After less than a year in office, on Wednesday the Japanese Prime Minister Yukio Hatoyama bowed to growing pressure and stepped down as the country’s fifth leader in as many years. Hatoyama’s Democratic Party (DJP) had won a landslide victory in September last year, sending the eternally-ruling Liberal Democratic Party (LDP) into an unfamiliar political wilderness. Hatoyama, scion of a political family that had served in high-level positions for several generations, had been the popular choice, leading his party to victory and then becoming the country’s prime minister – but he proved unable to translate electoral success into policy change or actual governance.
Hatoyama had led his Democratic Party to its astonishing victory over its opposition in the wake of widespread voter dissatisfaction with the LDP’s inability to re-energise the Japanese economy. Japanese voters also rejected the LDP because of its failure to reform or reshape the cosy, claustrophobic partnerships between big business, bureaucracy and parliamentary oversight committees in many parts of the economy, or to reshape Japan’s international security relationships into a texture appropriate to the post-cold war world in East Asia.
But Hatoyama’s inability to carry out a key campaign promise of moving a US Marine air base from the small, crowded, southern island of Okinawa to a new location on the main island of Honshu cast doubt on his government more generally. In the most recent polling before he fell on his sword, Hatoyama’s popularity had fallen so far it was rivalling Richard Nixon’s post-Watergate level of support.

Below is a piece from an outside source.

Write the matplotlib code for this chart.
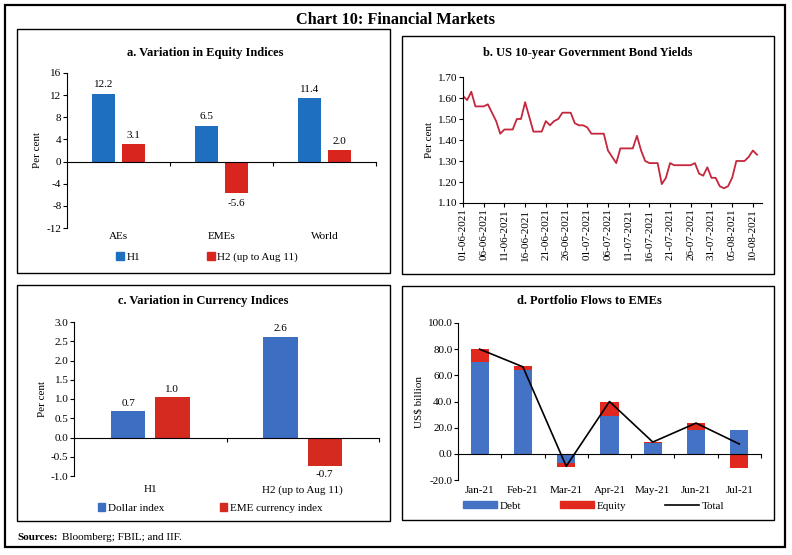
import numpy as np
import pandas as pd
import matplotlib
matplotlib.use("Agg")
import matplotlib.pyplot as plt
from matplotlib.patches import Rectangle, Patch
from matplotlib.lines import Line2D

plt.rcParams["font.family"] = ["Liberation Serif", "DejaVu Serif"]
plt.rcParams["axes.unicode_minus"] = False

# ---- data ----
# a. equity indices
eq_cats = ["AEs", "EMEs", "World"]
eq_h1 = [12.2, 6.5, 11.4]
eq_h2 = [3.1, -5.6, 2.0]

# b. US 10-year yields, daily 01-06-2021 .. 11-08-2021
yield_start = "2021-06-01"
us10y = [1.61, 1.59, 1.63, 1.56, 1.56, 1.56, 1.57, 1.53, 1.49, 1.43,
         1.45, 1.45, 1.45, 1.50, 1.50, 1.58, 1.51, 1.44, 1.44, 1.44,
         1.49, 1.47, 1.49, 1.50, 1.53, 1.53, 1.53, 1.48, 1.47, 1.47,
         1.46, 1.43, 1.43, 1.43, 1.43, 1.35, 1.32, 1.29, 1.36, 1.36,
         1.36, 1.36, 1.42, 1.35, 1.30, 1.29, 1.29, 1.29, 1.19, 1.22,
         1.29, 1.28, 1.28, 1.28, 1.28, 1.28, 1.29, 1.24, 1.23, 1.27,
         1.22, 1.22, 1.18, 1.17, 1.18, 1.22, 1.30, 1.30, 1.30, 1.32,
         1.35, 1.33]

# c. currency indices
cur_cats = ["H1", "H2 (up to Aug 11)"]
dollar_idx = [0.68, 2.62]
eme_cur_idx = [1.04, -0.73]

# d. portfolio flows
months = ["Jan-21", "Feb-21", "Mar-21", "Apr-21", "May-21", "Jun-21", "Jul-21"]
debt = [70.0, 64.0, -7.0, 29.0, 8.0, 18.0, 18.0]
equity = [10.5, 3.0, -3.0, 11.0, 1.0, 5.5, -10.7]
total = [80.0, 66.5, -9.5, 40.0, 9.0, 23.5, 7.5]

W, H = 792, 555
FS = 8
fig = plt.figure(figsize=(W / 100, H / 100), dpi=100)


def px_rect(l, t, r, b):
    return [l / W, 1 - b / H, (r - l) / W, (b - t) / H]


def frame(l, t, r, b, lw=1.0):
    fig.add_artist(Rectangle((l / W, 1 - b / H), (r - l) / W, (b - t) / H,
                             transform=fig.transFigure, fill=False,
                             edgecolor="black", linewidth=lw))


def ftext(x, y, s, **kw):
    fig.text(x / W, 1 - y / H, s, **kw)


def style_axis(ax):
    for s in ["top", "right"]:
        ax.spines[s].set_visible(False)
    ax.spines["left"].set_linewidth(0.8)
    ax.spines["bottom"].set_linewidth(0.8)
    ax.tick_params(labelsize=FS, length=3, width=0.8, direction="out", pad=1)


# frames and titles
frame(5, 5, 785, 547, lw=1.6)
frame(17, 29, 390, 273)
frame(402, 36, 774, 274)
frame(17, 285, 390, 521)
frame(402, 286, 774, 520)
ftext(396, 20, "Chart 10: Financial Markets", ha="center", va="center",
      fontsize=11.7, fontweight="bold")
ftext(205, 53, "a. Variation in Equity Indices", ha="center", va="center",
      fontsize=9, fontweight="bold")
ftext(588, 53, "b. US 10-year Government Bond Yields", ha="center", va="center",
      fontsize=9, fontweight="bold")
ftext(203, 301, "c. Variation in Currency Indices", ha="center", va="center",
      fontsize=9, fontweight="bold")
ftext(589, 301, "d. Portfolio Flows to EMEs", ha="center", va="center",
      fontsize=9, fontweight="bold")
ftext(17, 537, "Sources:", ha="left", va="center", fontsize=FS, fontweight="bold")
ftext(62, 537, "Bloomberg; FBIL; and IIF.", ha="left", va="center", fontsize=FS)

# ---- a ----
blue_a, red_a = "#1f6fc0", "#d8261e"
ax = fig.add_axes(px_rect(67, 73, 376, 228))
x = np.arange(len(eq_cats))
bw = 0.225
b1 = ax.bar(x - 0.145, eq_h1, bw, color=blue_a)
b2 = ax.bar(x + 0.145, eq_h2, bw, color=red_a)
for bars in (b1, b2):
    for r in bars:
        v = r.get_height()
        off = 1.7 if v >= 0 else -1.9
        ax.text(r.get_x() + r.get_width() / 2, v + off, f"{v:.1f}",
                ha="center", va="center", fontsize=FS)
ax.set_ylim(-12, 16)
ax.set_yticks(np.arange(-12, 17, 4))
ax.set_xlim(-0.5, 2.5)
style_axis(ax)
ax.spines["bottom"].set_position(("data", 0))
ax.set_xticks([0.5, 1.5, 2.5])
ax.set_xticklabels([])
for i, c in enumerate(eq_cats):
    ax.text(i, -0.058, c, transform=ax.get_xaxis_transform(),
            ha="center", va="center", fontsize=FS)
ax.set_ylabel("Per cent", fontsize=FS, labelpad=3)
fig.legend(handles=[Patch(color=blue_a, label="H1"),
                    Patch(color=red_a, label="H2 (up to Aug 11)")],
           loc="center", bbox_to_anchor=(207 / W, 1 - 257 / H), ncol=2,
           frameon=False, fontsize=FS, handlelength=0.7, handleheight=0.7,
           handletextpad=0.2, columnspacing=6.0)

# ---- b ----
ax = fig.add_axes(px_rect(463, 77, 762, 203))
days = pd.date_range(yield_start, periods=len(us10y), freq="D")
xd = np.arange(len(us10y))
ax.plot(xd, us10y, color="#c4263c", linewidth=1.3)
ax.set_ylim(1.10, 1.70)
ax.set_yticks(np.arange(1.10, 1.71, 0.10))
ax.set_yticklabels([f"{v:.2f}" for v in np.arange(1.10, 1.71, 0.10)])
ax.set_xlim(0, 72.2)
ticks = xd[::5]
ax.set_xticks(ticks)
ax.set_xticklabels([days[i].strftime("%d-%m-%Y") for i in ticks], rotation=90)
style_axis(ax)
ax.set_ylabel("Per cent", fontsize=FS, labelpad=3)

# ---- c ----
blue_c, red_c = "#3c6fc2", "#d42a1f"
ax = fig.add_axes(px_rect(74, 322, 379, 476))
x = np.arange(len(cur_cats))
bw = 0.225
b1 = ax.bar(x - 0.145, dollar_idx, bw, color=blue_c)
b2 = ax.bar(x + 0.145, eme_cur_idx, bw, color=red_c)
for bars in (b1, b2):
    for r in bars:
        v = r.get_height()
        off = 0.2 if v >= 0 else -0.24
        ax.text(r.get_x() + r.get_width() / 2, v + off, f"{v:.1f}",
                ha="center", va="center", fontsize=FS)
ax.set_ylim(-1, 3)
ax.set_yticks(np.arange(-1, 3.01, 0.5))
ax.set_yticklabels([f"{v:.1f}" for v in np.arange(-1, 3.01, 0.5)])
ax.set_xlim(-0.5, 1.5)
style_axis(ax)
ax.spines["bottom"].set_position(("data", 0))
ax.set_xticks([0.5, 1.5])
ax.set_xticklabels([])
for i, c in enumerate(cur_cats):
    ax.text(i, -0.09, c, transform=ax.get_xaxis_transform(),
            ha="center", va="center", fontsize=FS)
ax.set_ylabel("Per cent", fontsize=FS, labelpad=3)
fig.legend(handles=[Patch(color=blue_c, label="Dollar index"),
                    Patch(color=red_c, label="EME currency index")],
           loc="center", bbox_to_anchor=(210 / W, 1 - 508 / H), ncol=2,
           frameon=False, fontsize=FS, handlelength=0.7, handleheight=0.7,
           handletextpad=0.2, columnspacing=5.0)

# ---- d ----
blue_d, red_d = "#4472c4", "#e0281e"
ax = fig.add_axes(px_rect(458, 323, 761, 480))
x = np.arange(len(months))
debt_a = np.array(debt)
eq_a = np.array(equity)
eq_bottom = np.where(debt_a * eq_a > 0, debt_a, 0)
ax.bar(x, debt_a, 0.42, color=blue_d)
ax.bar(x, eq_a, 0.42, bottom=eq_bottom, color=red_d)
ax.plot(x, total, color="black", linewidth=1.2)
ax.set_ylim(-20, 100)
ax.set_yticks(np.arange(-20, 101, 20))
ax.set_yticklabels([f"{v:.1f}" for v in np.arange(-20, 101, 20)])
ax.set_xlim(-0.5, 6.5)
style_axis(ax)
ax.spines["bottom"].set_position(("data", 0))
ax.set_xticks(np.arange(0.5, 7, 1))
ax.set_xticklabels([])
for i, c in enumerate(months):
    ax.text(i, -0.064, c, transform=ax.get_xaxis_transform(),
            ha="center", va="center", fontsize=FS)
ax.set_ylabel("US$ billion", fontsize=FS, labelpad=3)
fig.legend(handles=[Patch(color=blue_d, label="Debt"),
                    Patch(color=red_d, label="Equity"),
                    Line2D([], [], color="black", linewidth=1.2, label="Total")],
           loc="center", bbox_to_anchor=(594 / W, 1 - 506 / H), ncol=3,
           frameon=False, fontsize=FS, handlelength=3.0, handleheight=0.6,
           handletextpad=0.3, columnspacing=3.5)

fig.savefig("out.png", dpi=100)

The US Marine airbase at Futenma has long been a bone of contention between the US military and Okinawa residents – as well as between the Okinawans and the national Japanese government. For many years after World War II, Okinawa was administered by the US and it reverted to Japanese sovereignty only in 1972. With more than a dozen US military installations on their island, Okinawans have long felt they were the pawn in the US-Japan security relationship, putting up with all the inconvenience so that the rest of the country gained the protection of the US military shield.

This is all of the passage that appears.